Given task: Emit a verbatim copy of the lines below from the line with "Write the Plotly code for this chart." through the line with "import plotly.graph_objects as go", excluding pictures and everything outside that range.

Records to process:
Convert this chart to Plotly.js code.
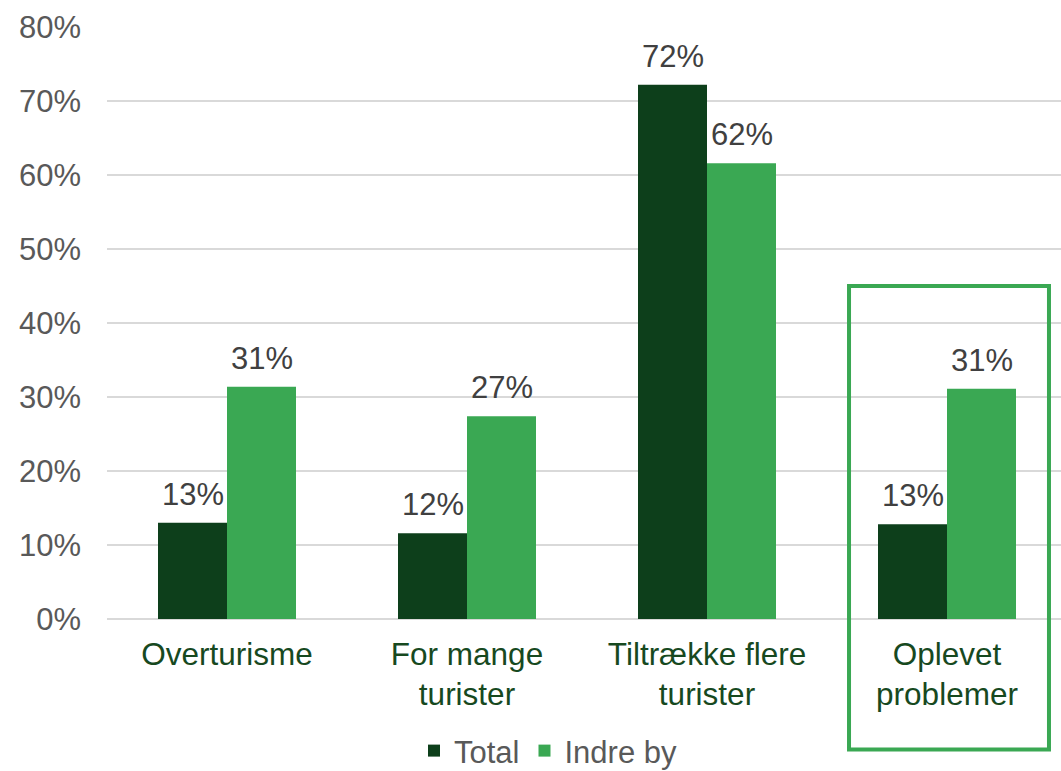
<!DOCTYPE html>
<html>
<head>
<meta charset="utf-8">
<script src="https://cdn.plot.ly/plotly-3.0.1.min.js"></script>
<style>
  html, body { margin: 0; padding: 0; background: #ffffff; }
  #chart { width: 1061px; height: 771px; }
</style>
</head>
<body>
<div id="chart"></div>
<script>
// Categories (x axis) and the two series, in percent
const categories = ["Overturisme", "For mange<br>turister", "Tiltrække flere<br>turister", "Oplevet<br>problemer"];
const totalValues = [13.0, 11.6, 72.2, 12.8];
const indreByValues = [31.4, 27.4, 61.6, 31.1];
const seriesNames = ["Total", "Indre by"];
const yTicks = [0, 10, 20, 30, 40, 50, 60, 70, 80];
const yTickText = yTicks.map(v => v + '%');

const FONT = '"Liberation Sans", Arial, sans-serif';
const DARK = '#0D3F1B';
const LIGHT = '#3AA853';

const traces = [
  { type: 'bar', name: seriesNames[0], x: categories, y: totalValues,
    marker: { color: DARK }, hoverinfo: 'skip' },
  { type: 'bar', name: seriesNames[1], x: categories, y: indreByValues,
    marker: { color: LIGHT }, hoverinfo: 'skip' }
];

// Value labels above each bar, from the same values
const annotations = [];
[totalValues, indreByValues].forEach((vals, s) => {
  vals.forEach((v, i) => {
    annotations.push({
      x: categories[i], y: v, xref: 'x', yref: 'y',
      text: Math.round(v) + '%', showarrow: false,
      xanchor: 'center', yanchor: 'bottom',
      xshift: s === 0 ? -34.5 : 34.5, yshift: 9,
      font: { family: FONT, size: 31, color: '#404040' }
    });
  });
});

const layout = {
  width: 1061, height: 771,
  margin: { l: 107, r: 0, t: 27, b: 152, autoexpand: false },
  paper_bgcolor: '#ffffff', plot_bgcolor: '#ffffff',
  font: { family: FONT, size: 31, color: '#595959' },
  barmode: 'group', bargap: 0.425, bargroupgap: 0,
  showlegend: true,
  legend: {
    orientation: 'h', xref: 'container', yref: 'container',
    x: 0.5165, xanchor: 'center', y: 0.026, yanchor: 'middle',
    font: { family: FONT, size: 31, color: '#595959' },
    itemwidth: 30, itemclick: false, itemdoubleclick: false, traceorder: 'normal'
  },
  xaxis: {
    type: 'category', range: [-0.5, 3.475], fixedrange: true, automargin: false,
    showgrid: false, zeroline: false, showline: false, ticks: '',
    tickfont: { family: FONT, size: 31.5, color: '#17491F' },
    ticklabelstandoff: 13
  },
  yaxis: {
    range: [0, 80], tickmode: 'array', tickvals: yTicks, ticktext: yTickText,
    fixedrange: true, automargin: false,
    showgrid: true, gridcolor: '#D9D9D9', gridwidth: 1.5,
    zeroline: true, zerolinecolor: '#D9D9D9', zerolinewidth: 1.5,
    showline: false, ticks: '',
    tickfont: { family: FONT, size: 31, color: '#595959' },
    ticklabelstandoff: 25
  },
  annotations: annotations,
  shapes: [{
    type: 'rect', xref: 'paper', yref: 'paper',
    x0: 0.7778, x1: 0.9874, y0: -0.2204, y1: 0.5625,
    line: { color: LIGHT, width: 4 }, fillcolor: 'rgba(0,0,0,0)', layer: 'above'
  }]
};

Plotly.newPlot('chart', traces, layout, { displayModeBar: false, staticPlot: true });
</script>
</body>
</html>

--

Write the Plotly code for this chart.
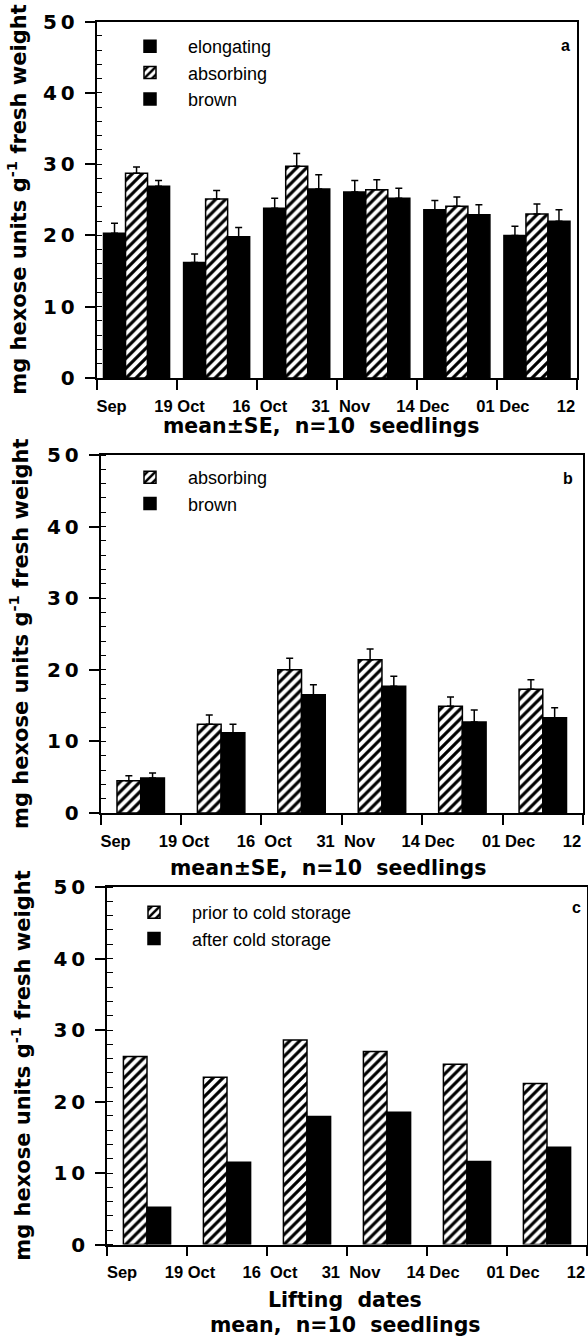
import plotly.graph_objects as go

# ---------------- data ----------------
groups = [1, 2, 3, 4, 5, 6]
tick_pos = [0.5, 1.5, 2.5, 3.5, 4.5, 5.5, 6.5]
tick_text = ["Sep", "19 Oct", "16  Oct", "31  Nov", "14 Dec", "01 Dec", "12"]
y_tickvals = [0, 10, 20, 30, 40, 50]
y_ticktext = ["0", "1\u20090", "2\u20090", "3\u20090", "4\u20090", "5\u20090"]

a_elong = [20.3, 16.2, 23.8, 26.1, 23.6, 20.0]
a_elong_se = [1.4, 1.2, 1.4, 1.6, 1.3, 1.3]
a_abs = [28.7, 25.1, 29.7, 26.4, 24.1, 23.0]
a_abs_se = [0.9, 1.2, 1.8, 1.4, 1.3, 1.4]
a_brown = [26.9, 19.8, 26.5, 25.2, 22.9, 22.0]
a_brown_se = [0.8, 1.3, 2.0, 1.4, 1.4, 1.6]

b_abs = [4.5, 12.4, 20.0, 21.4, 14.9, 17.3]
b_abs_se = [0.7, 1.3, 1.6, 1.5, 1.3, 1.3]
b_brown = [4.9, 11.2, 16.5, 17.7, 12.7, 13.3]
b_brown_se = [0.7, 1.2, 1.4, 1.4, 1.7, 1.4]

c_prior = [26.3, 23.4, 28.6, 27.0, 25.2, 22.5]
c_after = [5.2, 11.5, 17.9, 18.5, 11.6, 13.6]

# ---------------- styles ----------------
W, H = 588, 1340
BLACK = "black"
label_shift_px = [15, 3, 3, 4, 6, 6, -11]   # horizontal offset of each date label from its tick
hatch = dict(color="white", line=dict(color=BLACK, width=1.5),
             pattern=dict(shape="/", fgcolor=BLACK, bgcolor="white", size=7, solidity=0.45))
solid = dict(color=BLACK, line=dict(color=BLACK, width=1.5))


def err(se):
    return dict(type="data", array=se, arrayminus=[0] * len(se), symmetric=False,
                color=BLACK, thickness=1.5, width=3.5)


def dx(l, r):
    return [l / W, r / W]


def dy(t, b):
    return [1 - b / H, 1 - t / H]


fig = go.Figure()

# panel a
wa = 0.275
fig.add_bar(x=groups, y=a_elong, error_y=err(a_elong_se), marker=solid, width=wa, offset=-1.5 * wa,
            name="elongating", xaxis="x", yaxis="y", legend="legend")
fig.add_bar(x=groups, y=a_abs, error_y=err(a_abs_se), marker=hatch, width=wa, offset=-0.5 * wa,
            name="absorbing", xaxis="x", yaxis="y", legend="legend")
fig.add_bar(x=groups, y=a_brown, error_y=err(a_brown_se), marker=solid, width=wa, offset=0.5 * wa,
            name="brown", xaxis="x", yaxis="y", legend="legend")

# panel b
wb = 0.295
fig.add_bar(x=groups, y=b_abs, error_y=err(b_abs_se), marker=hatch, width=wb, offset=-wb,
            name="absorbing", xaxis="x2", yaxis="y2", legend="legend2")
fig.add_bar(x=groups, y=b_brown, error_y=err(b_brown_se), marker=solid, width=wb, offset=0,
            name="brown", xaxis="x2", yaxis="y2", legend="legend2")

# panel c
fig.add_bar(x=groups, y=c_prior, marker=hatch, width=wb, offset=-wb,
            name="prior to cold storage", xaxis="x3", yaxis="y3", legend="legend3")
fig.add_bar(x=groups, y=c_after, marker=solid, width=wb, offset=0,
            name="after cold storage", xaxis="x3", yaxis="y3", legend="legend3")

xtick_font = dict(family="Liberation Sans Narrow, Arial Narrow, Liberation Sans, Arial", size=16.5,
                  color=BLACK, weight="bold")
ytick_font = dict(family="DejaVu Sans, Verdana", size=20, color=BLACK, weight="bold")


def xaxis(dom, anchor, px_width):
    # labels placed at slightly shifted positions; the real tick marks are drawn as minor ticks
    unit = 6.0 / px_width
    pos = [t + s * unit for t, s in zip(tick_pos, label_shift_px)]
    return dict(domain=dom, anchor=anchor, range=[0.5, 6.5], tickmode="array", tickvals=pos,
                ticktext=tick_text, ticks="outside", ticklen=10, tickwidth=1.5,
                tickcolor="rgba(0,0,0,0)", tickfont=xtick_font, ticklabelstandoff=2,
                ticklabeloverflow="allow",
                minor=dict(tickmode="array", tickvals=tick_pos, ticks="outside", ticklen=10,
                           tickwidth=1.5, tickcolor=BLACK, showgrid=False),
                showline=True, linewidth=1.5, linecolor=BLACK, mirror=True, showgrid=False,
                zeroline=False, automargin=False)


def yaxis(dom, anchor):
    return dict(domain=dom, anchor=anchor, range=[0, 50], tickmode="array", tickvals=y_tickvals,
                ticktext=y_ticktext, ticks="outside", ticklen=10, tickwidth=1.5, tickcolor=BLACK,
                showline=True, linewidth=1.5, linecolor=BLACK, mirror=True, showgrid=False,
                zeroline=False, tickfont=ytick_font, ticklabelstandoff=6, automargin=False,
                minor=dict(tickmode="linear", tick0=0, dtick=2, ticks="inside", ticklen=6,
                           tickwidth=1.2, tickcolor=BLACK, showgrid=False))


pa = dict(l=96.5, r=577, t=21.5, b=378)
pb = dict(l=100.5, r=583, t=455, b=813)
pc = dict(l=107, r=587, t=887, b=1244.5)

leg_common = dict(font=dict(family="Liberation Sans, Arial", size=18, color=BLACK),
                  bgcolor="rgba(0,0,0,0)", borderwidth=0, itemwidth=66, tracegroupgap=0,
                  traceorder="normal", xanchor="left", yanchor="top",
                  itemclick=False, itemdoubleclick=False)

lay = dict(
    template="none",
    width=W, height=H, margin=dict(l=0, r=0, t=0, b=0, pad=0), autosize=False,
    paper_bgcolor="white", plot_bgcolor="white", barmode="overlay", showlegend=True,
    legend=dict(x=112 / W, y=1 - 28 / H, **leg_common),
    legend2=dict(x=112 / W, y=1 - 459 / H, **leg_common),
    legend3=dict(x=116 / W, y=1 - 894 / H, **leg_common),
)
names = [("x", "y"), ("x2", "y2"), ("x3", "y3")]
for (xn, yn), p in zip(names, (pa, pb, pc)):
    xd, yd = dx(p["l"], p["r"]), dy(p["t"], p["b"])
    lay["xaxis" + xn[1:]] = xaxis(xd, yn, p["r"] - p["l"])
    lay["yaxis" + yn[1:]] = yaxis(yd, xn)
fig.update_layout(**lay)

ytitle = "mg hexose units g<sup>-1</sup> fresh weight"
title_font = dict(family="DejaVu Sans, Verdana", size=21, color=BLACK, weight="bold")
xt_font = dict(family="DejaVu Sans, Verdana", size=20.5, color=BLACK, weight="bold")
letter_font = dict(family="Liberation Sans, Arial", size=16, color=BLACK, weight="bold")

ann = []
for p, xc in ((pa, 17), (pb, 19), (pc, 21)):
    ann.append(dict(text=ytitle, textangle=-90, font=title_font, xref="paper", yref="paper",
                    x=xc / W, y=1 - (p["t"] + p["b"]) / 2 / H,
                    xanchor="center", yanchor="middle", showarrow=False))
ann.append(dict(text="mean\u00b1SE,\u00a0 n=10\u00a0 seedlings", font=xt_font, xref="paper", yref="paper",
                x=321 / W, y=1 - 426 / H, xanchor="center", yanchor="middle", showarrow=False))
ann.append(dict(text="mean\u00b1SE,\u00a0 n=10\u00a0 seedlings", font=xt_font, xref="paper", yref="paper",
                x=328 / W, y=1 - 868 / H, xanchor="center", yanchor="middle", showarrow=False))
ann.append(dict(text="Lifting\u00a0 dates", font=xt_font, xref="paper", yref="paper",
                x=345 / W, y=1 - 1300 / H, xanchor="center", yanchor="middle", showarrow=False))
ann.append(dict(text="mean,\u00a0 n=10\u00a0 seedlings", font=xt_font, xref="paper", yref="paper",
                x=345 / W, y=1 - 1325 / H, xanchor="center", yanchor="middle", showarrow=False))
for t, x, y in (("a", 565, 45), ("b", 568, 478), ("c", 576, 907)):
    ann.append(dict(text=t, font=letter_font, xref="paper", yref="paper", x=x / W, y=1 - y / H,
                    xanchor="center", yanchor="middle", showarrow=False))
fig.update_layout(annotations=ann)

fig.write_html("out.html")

Response below:
Write the Plotly code for this chart.
import plotly.graph_objects as go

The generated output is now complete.